Renowned Kenyan author Binyavanga Wainaina, a 43-year -old man, has come out stating that he is gay, becoming one of the most well-known Africans to ever do so publicly. He published a piece on the websites AfricaisaCountry.com and Chimurenga.co.za called “I am a homosexual, mum,” in which he imagines telling his mother on her deathbed that he is gay.
“Nobody, nobody, ever in my life has heard this. Never, mum. I did not trust you, mum. And. I. Pulled air hard and balled it down into my naval, and let it out slow and firm, clean and without bumps out of my mouth, loud and clear over a shoulder, into her ear. ‘I am a homosexual, mum,’” Wainaina writes.

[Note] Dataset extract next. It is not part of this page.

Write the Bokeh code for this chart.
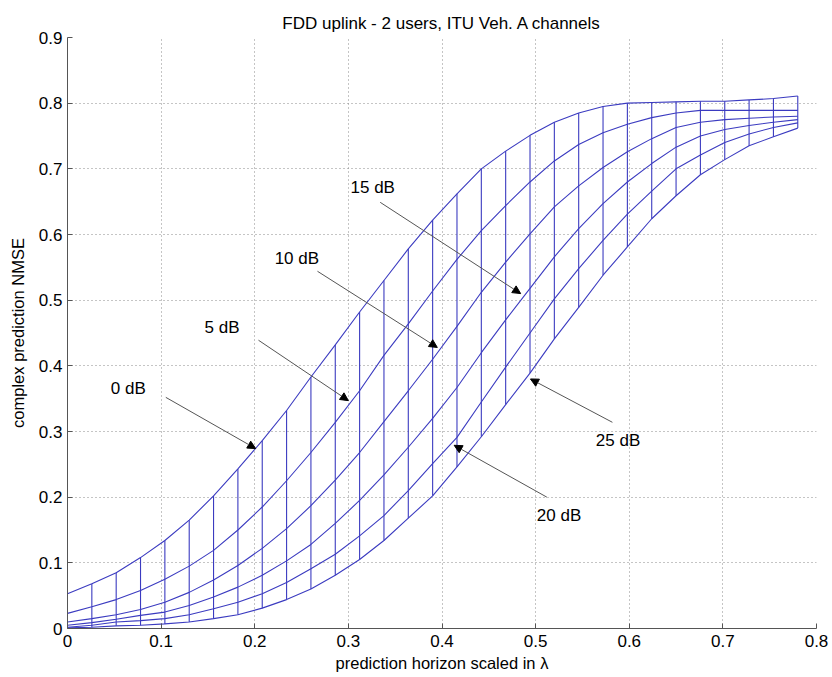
from bokeh.plotting import figure
from bokeh.models import Range1d, FixedTicker, NumeralTickFormatter, Label, Arrow, NormalHead
from bokeh.embed import file_html
from bokeh.resources import INLINE

# prediction horizon samples (in wavelengths)
horizon = [0.0, 0.026, 0.052, 0.078, 0.104, 0.13, 0.156, 0.182, 0.208, 0.234,
           0.26, 0.286, 0.312, 0.338, 0.364, 0.39, 0.416, 0.442, 0.468, 0.494,
           0.52, 0.546, 0.572, 0.598, 0.624, 0.65, 0.676, 0.702, 0.728, 0.754, 0.78]

nmse_0dB = [0.053, 0.068, 0.085, 0.108, 0.134, 0.165, 0.202, 0.243, 0.286, 0.332,
            0.383, 0.432, 0.482, 0.530, 0.578, 0.622, 0.662, 0.700, 0.727, 0.751,
            0.771, 0.785, 0.795, 0.800, 0.801, 0.802, 0.803, 0.803, 0.805, 0.807, 0.811]
nmse_5dB = [0.023, 0.033, 0.044, 0.058, 0.075, 0.095, 0.119, 0.150, 0.185, 0.225,
            0.268, 0.314, 0.362, 0.416, 0.464, 0.514, 0.562, 0.606, 0.644, 0.680,
            0.712, 0.737, 0.755, 0.768, 0.778, 0.785, 0.789, 0.789, 0.789, 0.789, 0.789]
nmse_10dB = [0.010, 0.015, 0.021, 0.029, 0.040, 0.055, 0.074, 0.096, 0.122, 0.152,
             0.187, 0.226, 0.268, 0.315, 0.362, 0.410, 0.460, 0.512, 0.558, 0.601,
             0.642, 0.674, 0.702, 0.726, 0.746, 0.763, 0.771, 0.775, 0.777, 0.779, 0.780]
nmse_15dB = [0.005, 0.009, 0.014, 0.020, 0.025, 0.035, 0.048, 0.063, 0.081, 0.103,
             0.128, 0.160, 0.195, 0.234, 0.276, 0.320, 0.367, 0.420, 0.470, 0.518,
             0.566, 0.609, 0.647, 0.680, 0.708, 0.733, 0.750, 0.760, 0.766, 0.771, 0.775]
nmse_20dB = [0.002, 0.005, 0.010, 0.012, 0.015, 0.021, 0.030, 0.040, 0.053, 0.070,
             0.091, 0.113, 0.141, 0.172, 0.210, 0.251, 0.291, 0.345, 0.398, 0.450,
             0.502, 0.548, 0.591, 0.631, 0.666, 0.700, 0.721, 0.740, 0.753, 0.763, 0.770]
nmse_25dB = [0.001, 0.002, 0.004, 0.005, 0.007, 0.010, 0.015, 0.021, 0.031, 0.044,
             0.060, 0.081, 0.105, 0.134, 0.168, 0.202, 0.246, 0.292, 0.341, 0.389,
             0.441, 0.489, 0.538, 0.581, 0.624, 0.659, 0.691, 0.714, 0.735, 0.749, 0.762]

curves = [nmse_0dB, nmse_5dB, nmse_10dB, nmse_15dB, nmse_20dB, nmse_25dB]

x_ticks = [0, 0.1, 0.2, 0.3, 0.4, 0.5, 0.6, 0.7, 0.8]
y_ticks = [0, 0.1, 0.2, 0.3, 0.4, 0.5, 0.6, 0.7, 0.8, 0.9]

# annotation labels and arrows (data coordinates)
ann_text = ["0 dB", "5 dB", "10 dB", "15 dB", "20 dB", "25 dB"]
ann_tx = [0.065, 0.165, 0.245, 0.326, 0.525, 0.588]
ann_ty = [0.366, 0.458, 0.564, 0.672, 0.172, 0.286]
arr_x0 = [0.105, 0.204, 0.267, 0.334, 0.512, 0.582]
arr_y0 = [0.352, 0.439, 0.544, 0.649, 0.200, 0.314]
arr_x1 = [0.201, 0.300, 0.395, 0.484, 0.413, 0.4945]
arr_y1 = [0.274, 0.347, 0.428, 0.510, 0.279, 0.380]

FONT = "Liberation Sans"
MESH = "#3b3bc0"

p = figure(width=832, height=677, output_backend="svg", toolbar_location=None,
           x_range=Range1d(0, 0.8), y_range=Range1d(0, 0.9),
           min_border_left=67, min_border_right=16, min_border_top=37, min_border_bottom=49,
           title="FDD uplink - 2 users, ITU Veh. A channels")
p.outline_line_color = None
p.background_fill_color = "white"
p.border_fill_color = "white"

p.title.align = "center"
p.title.text_font = FONT
p.title.text_font_size = "17px"
p.title.text_font_style = "normal"
p.title.text_color = "black"

for ax, ticks in ((p.xaxis, x_ticks), (p.yaxis, y_ticks)):
    ax.ticker = FixedTicker(ticks=ticks)
    ax.formatter = NumeralTickFormatter(format="0.[0]")
    ax.major_tick_in = 5
    ax.major_tick_out = 0
    ax.minor_tick_line_color = None
    ax.axis_line_color = "#555555"
    ax.major_tick_line_color = "#555555"
    ax.major_label_text_font = FONT
    ax.major_label_text_font_size = "17px"
    ax.major_label_text_color = "black"
    ax.axis_label_text_font = FONT
    ax.axis_label_text_font_size = "16.5px"
    ax.axis_label_text_font_style = "normal"
    ax.axis_label_text_color = "black"

p.xaxis.axis_label = "prediction horizon scaled in λ"
p.yaxis.axis_label = "complex prediction NMSE"
p.xaxis.major_label_standoff = 6
p.xaxis.axis_label_standoff = 4
p.yaxis.major_label_standoff = 5
p.yaxis.axis_label_standoff = 9

for g in (p.xgrid, p.ygrid):
    g.grid_line_color = "#8a8a8a"
    g.grid_line_dash = "1 3"
    g.grid_line_width = 1

# mesh: one line per SNR, plus vertical connectors at each horizon sample
for c in curves:
    p.line(horizon, c, line_color=MESH, line_width=1.1)

vx = horizon[1:]
vlo = [min(c[i] for c in curves) for i in range(1, len(horizon))]
vhi = [max(c[i] for c in curves) for i in range(1, len(horizon))]
p.segment(x0=vx, y0=vlo, x1=vx, y1=vhi, line_color=MESH, line_width=1.1)

for t, tx, ty, x0, y0, x1, y1 in zip(ann_text, ann_tx, ann_ty, arr_x0, arr_y0, arr_x1, arr_y1):
    p.add_layout(Arrow(x_start=x0, y_start=y0, x_end=x1, y_end=y1,
                       line_color="#555555", line_width=1,
                       end=NormalHead(size=8, fill_color="black", line_color="black")))
    p.add_layout(Label(x=tx, y=ty, text=t, text_align="center", text_baseline="middle",
                       text_font=FONT, text_font_size="17px", text_color="black"))

open("out.html", "w").write(file_html(p, INLINE))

Wainaina’s coming out coincides with the debate and passage of stringent anti-gay laws in Nigeria and Uganda, as well as existing laws prohibiting homosexuality in most African nations, including his native Kenya.
In fact, LGBT Kenyans can be put in jail for up to ten years if they are convicted of participating in homosexual acts, though the law is not often applied. Kenya’s culture remains conservative in regards to homosexuality.
In Nigeria, the government passed a ruling outlawing gay marriage, gay organizations and attending social or political gatherings related to gay causes. Moreover, Uganda has been mired in international controversy over its harsh anti-gay rhetoric and laws.
Not all African nations, however, forbid homosexuality. In a groundbreaking move, South Africa’s 1997 constitution legalized gay marriage.
It is within this African cultural framework that Wainaina has received criticism and praise, though he says the support has been overwhelming.
Wainaina took to Twitter, saying, “Ten million thank yous to the thousands of Africans and others who have given all kinds of public love, [and] support. We live in a beautiful continent.”
He elaborated in an interview with The Global Post, saying that, “It seems like doom and gloom, but my feeling is that the law is a reaction to a thing that they know has traction. And that’s a good thing. There’s no way to put that shit back in the box.”
Wainaina had contemplated coming out publically sooner, especially while he tried to reconcile his relatively free lifestyle in Nairobi and knowing that other LGBT Africans were being persecuted.
As a frequent traveler to Nigeria, Wainaina has sharply condemned the country’s new anti-gay marriage law, saying it “shames us all.” He also states that visiting the country now that he has come out will be an “adventure.”
To those who argue that homosexuality is “un-African,” Wainaina also has sharp words. He points to deeply entrenched puritan values stemming from Victorian era churches, as well as propaganda and fear-mongering as the culprits behind the creation of the fallacious idea that homosexuality is wrong, unnatural, and un-African.
The 2002 Caine Prize-winning author is poised to embrace his role in fighting for the rights of LGBT Africans, and he believes people are ready.
“People who live in societies where you are being lied to a lot value truth,” he states. “I’m a pan-Africanist; I belong to this continent.”